** To be done **
Please retype the data in full and exactly; the pictures are not part of the copy.

** Provided records **
|---|
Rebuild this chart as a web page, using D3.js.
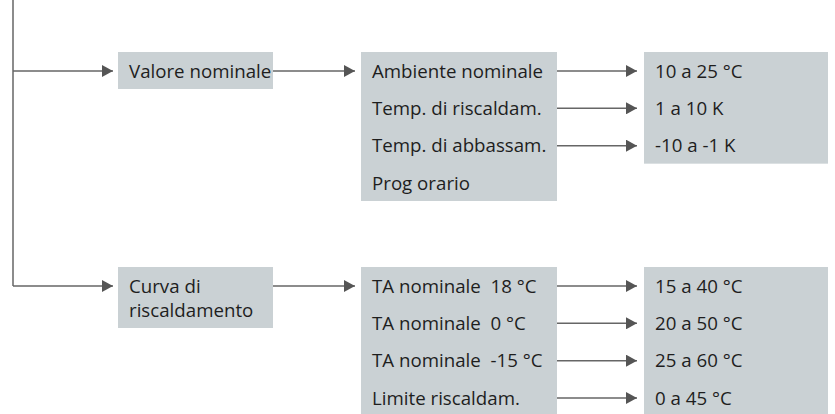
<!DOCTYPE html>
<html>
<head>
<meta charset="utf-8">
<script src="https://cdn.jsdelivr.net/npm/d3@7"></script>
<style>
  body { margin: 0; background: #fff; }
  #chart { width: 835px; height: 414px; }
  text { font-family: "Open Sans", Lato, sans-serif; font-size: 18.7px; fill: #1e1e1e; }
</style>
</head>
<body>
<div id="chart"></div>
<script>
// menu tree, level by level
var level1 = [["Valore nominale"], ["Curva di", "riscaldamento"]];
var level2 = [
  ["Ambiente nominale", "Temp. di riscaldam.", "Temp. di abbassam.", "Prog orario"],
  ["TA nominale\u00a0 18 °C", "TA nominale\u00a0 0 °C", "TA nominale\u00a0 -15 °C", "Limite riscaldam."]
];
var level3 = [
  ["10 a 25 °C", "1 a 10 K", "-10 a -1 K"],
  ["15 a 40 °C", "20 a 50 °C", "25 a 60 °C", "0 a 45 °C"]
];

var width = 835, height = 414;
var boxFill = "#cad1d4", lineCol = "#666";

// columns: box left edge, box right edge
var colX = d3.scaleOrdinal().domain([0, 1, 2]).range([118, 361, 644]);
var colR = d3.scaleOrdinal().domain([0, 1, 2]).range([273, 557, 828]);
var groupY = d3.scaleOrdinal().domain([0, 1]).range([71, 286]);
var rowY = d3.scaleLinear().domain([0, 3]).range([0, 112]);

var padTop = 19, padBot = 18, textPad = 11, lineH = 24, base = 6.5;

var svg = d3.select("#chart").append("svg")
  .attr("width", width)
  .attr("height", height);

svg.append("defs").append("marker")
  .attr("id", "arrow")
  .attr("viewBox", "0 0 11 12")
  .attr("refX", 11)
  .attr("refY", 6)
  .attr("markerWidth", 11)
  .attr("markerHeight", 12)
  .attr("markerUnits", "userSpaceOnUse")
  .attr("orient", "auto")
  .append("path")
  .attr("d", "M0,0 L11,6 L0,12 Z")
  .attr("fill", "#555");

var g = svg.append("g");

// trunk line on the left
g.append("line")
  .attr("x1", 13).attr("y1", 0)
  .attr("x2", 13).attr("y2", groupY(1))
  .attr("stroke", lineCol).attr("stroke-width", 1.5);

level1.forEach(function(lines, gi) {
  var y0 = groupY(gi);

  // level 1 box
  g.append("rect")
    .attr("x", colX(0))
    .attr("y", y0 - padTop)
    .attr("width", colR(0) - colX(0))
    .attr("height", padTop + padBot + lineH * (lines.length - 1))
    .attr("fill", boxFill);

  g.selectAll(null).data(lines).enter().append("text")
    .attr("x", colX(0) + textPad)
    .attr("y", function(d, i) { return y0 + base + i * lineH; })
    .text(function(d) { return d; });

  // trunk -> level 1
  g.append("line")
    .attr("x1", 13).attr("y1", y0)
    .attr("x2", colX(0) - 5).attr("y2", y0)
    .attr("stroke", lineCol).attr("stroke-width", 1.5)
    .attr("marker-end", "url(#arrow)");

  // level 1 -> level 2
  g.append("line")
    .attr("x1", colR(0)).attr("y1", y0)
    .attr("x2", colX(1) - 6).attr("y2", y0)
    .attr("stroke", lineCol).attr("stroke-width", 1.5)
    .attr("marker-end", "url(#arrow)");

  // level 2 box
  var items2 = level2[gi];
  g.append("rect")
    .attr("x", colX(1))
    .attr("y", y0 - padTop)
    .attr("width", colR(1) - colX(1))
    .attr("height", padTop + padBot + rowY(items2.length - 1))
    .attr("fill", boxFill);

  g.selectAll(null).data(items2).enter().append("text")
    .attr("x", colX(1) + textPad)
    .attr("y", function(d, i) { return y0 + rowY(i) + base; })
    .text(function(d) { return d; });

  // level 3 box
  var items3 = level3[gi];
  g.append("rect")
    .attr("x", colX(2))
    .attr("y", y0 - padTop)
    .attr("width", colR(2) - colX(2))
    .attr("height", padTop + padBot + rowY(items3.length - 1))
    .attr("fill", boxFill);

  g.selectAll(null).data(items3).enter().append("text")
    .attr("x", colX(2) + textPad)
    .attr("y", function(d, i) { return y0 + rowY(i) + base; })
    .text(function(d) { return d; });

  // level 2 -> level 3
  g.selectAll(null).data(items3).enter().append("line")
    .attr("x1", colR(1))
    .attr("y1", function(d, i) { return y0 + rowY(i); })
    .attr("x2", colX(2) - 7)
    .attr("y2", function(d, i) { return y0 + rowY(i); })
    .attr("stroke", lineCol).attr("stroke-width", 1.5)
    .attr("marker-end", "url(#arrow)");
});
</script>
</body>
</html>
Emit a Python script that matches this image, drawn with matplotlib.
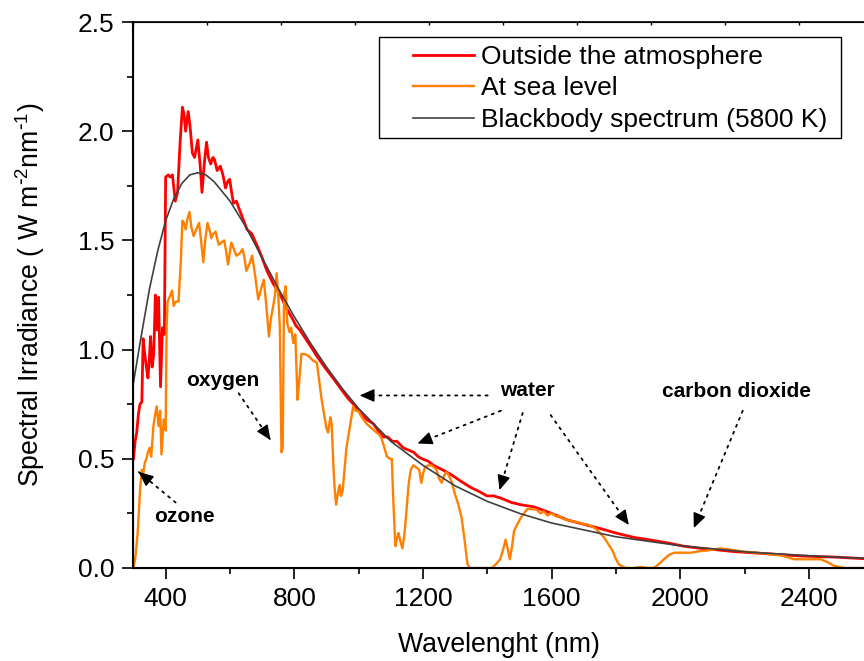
|---|
** Exercise answer **
Rebuild this chart as a web page, using D3.js.
<!DOCTYPE html>
<html>
<head>
<meta charset="utf-8">
<script src="https://cdn.jsdelivr.net/npm/d3@7"></script>
<style>
  body { margin: 0; background: #fff; }
  #chart { width: 835px; height: 414px; }
  text { font-family: "Open Sans", Lato, sans-serif; font-size: 18.7px; fill: #1e1e1e; }
</style>
</head>
<body>
<div id="chart"></div>
<script>
// menu tree, level by level
var level1 = [["Valore nominale"], ["Curva di", "riscaldamento"]];
var level2 = [
  ["Ambiente nominale", "Temp. di riscaldam.", "Temp. di abbassam.", "Prog orario"],
  ["TA nominale\u00a0 18 °C", "TA nominale\u00a0 0 °C", "TA nominale\u00a0 -15 °C", "Limite riscaldam."]
];
var level3 = [
  ["10 a 25 °C", "1 a 10 K", "-10 a -1 K"],
  ["15 a 40 °C", "20 a 50 °C", "25 a 60 °C", "0 a 45 °C"]
];

var width = 835, height = 414;
var boxFill = "#cad1d4", lineCol = "#666";

// columns: box left edge, box right edge
var colX = d3.scaleOrdinal().domain([0, 1, 2]).range([118, 361, 644]);
var colR = d3.scaleOrdinal().domain([0, 1, 2]).range([273, 557, 828]);
var groupY = d3.scaleOrdinal().domain([0, 1]).range([71, 286]);
var rowY = d3.scaleLinear().domain([0, 3]).range([0, 112]);

var padTop = 19, padBot = 18, textPad = 11, lineH = 24, base = 6.5;

var svg = d3.select("#chart").append("svg")
  .attr("width", width)
  .attr("height", height);

svg.append("defs").append("marker")
  .attr("id", "arrow")
  .attr("viewBox", "0 0 11 12")
  .attr("refX", 11)
  .attr("refY", 6)
  .attr("markerWidth", 11)
  .attr("markerHeight", 12)
  .attr("markerUnits", "userSpaceOnUse")
  .attr("orient", "auto")
  .append("path")
  .attr("d", "M0,0 L11,6 L0,12 Z")
  .attr("fill", "#555");

var g = svg.append("g");

// trunk line on the left
g.append("line")
  .attr("x1", 13).attr("y1", 0)
  .attr("x2", 13).attr("y2", groupY(1))
  .attr("stroke", lineCol).attr("stroke-width", 1.5);

level1.forEach(function(lines, gi) {
  var y0 = groupY(gi);

  // level 1 box
  g.append("rect")
    .attr("x", colX(0))
    .attr("y", y0 - padTop)
    .attr("width", colR(0) - colX(0))
    .attr("height", padTop + padBot + lineH * (lines.length - 1))
    .attr("fill", boxFill);

  g.selectAll(null).data(lines).enter().append("text")
    .attr("x", colX(0) + textPad)
    .attr("y", function(d, i) { return y0 + base + i * lineH; })
    .text(function(d) { return d; });

  // trunk -> level 1
  g.append("line")
    .attr("x1", 13).attr("y1", y0)
    .attr("x2", colX(0) - 5).attr("y2", y0)
    .attr("stroke", lineCol).attr("stroke-width", 1.5)
    .attr("marker-end", "url(#arrow)");

  // level 1 -> level 2
  g.append("line")
    .attr("x1", colR(0)).attr("y1", y0)
    .attr("x2", colX(1) - 6).attr("y2", y0)
    .attr("stroke", lineCol).attr("stroke-width", 1.5)
    .attr("marker-end", "url(#arrow)");

  // level 2 box
  var items2 = level2[gi];
  g.append("rect")
    .attr("x", colX(1))
    .attr("y", y0 - padTop)
    .attr("width", colR(1) - colX(1))
    .attr("height", padTop + padBot + rowY(items2.length - 1))
    .attr("fill", boxFill);

  g.selectAll(null).data(items2).enter().append("text")
    .attr("x", colX(1) + textPad)
    .attr("y", function(d, i) { return y0 + rowY(i) + base; })
    .text(function(d) { return d; });

  // level 3 box
  var items3 = level3[gi];
  g.append("rect")
    .attr("x", colX(2))
    .attr("y", y0 - padTop)
    .attr("width", colR(2) - colX(2))
    .attr("height", padTop + padBot + rowY(items3.length - 1))
    .attr("fill", boxFill);

  g.selectAll(null).data(items3).enter().append("text")
    .attr("x", colX(2) + textPad)
    .attr("y", function(d, i) { return y0 + rowY(i) + base; })
    .text(function(d) { return d; });

  // level 2 -> level 3
  g.selectAll(null).data(items3).enter().append("line")
    .attr("x1", colR(1))
    .attr("y1", function(d, i) { return y0 + rowY(i); })
    .attr("x2", colX(2) - 7)
    .attr("y2", function(d, i) { return y0 + rowY(i); })
    .attr("stroke", lineCol).attr("stroke-width", 1.5)
    .attr("marker-end", "url(#arrow)");
});
</script>
</body>
</html>
Emit a Python script that matches this image, drawn with matplotlib.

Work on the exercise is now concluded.